Work to complete: Starting at the first line of the data, please print exactly those lines through the one that holds "ax = fig.add_axes([0.118, 0.1163, 0.892, 0.8102])", omitting every picture.

Dataset section:
"""

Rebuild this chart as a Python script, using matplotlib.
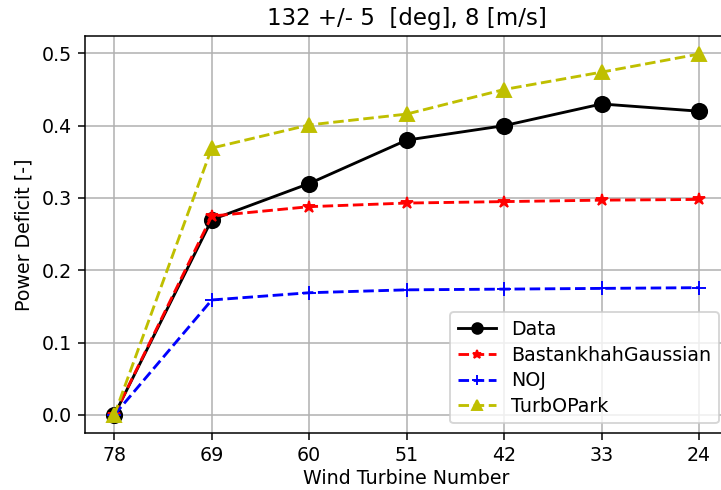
import matplotlib
matplotlib.use("Agg")
import matplotlib.pyplot as plt

turbines = ["78", "69", "60", "51", "42", "33", "24"]
data = [0.0, 0.27, 0.32, 0.38, 0.40, 0.43, 0.42]
bastankhah = [0.0, 0.275, 0.288, 0.293, 0.295, 0.297, 0.298]
noj = [0.0, 0.159, 0.169, 0.173, 0.174, 0.175, 0.176]
turbopark = [0.0, 0.369, 0.401, 0.416, 0.450, 0.474, 0.499]

DPI = 137
fig = plt.figure(figsize=(721 / DPI, 490 / DPI), dpi=DPI)
ax = fig.add_axes([0.118, 0.1163, 0.892, 0.8102])

x = list(range(len(turbines)))
ax.plot(x, data, 'k-o', ms=8, label='Data')
ax.plot(x, bastankhah, 'r--*', ms=6.5, label='BastankhahGaussian')
ax.plot(x, noj, 'b--+', ms=7, label='NOJ')
ax.plot(x, turbopark, 'y--^', ms=7, label='TurbOPark')

ax.set_xticks(x)
ax.set_xticklabels(turbines)
ax.set_yticks([0.0, 0.1, 0.2, 0.3, 0.4, 0.5])
ax.grid(True)
ax.set_axisbelow(True)
ax.set_xlabel('Wind Turbine Number', labelpad=2)
ax.set_ylabel('Power Deficit [-]')
ax.set_title('132 +/- 5  [deg], 8 [m/s]')
ax.legend(loc='lower right', markerscale=0.7, labelspacing=0.35)

fig.savefig('out.png', dpi=DPI)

"""

Output:
Rebuild this chart as a Python script, using matplotlib.
import matplotlib
matplotlib.use("Agg")
import matplotlib.pyplot as plt

turbines = ["78", "69", "60", "51", "42", "33", "24"]
data = [0.0, 0.27, 0.32, 0.38, 0.40, 0.43, 0.42]
bastankhah = [0.0, 0.275, 0.288, 0.293, 0.295, 0.297, 0.298]
noj = [0.0, 0.159, 0.169, 0.173, 0.174, 0.175, 0.176]
turbopark = [0.0, 0.369, 0.401, 0.416, 0.450, 0.474, 0.499]

DPI = 137
fig = plt.figure(figsize=(721 / DPI, 490 / DPI), dpi=DPI)
ax = fig.add_axes([0.118, 0.1163, 0.892, 0.8102])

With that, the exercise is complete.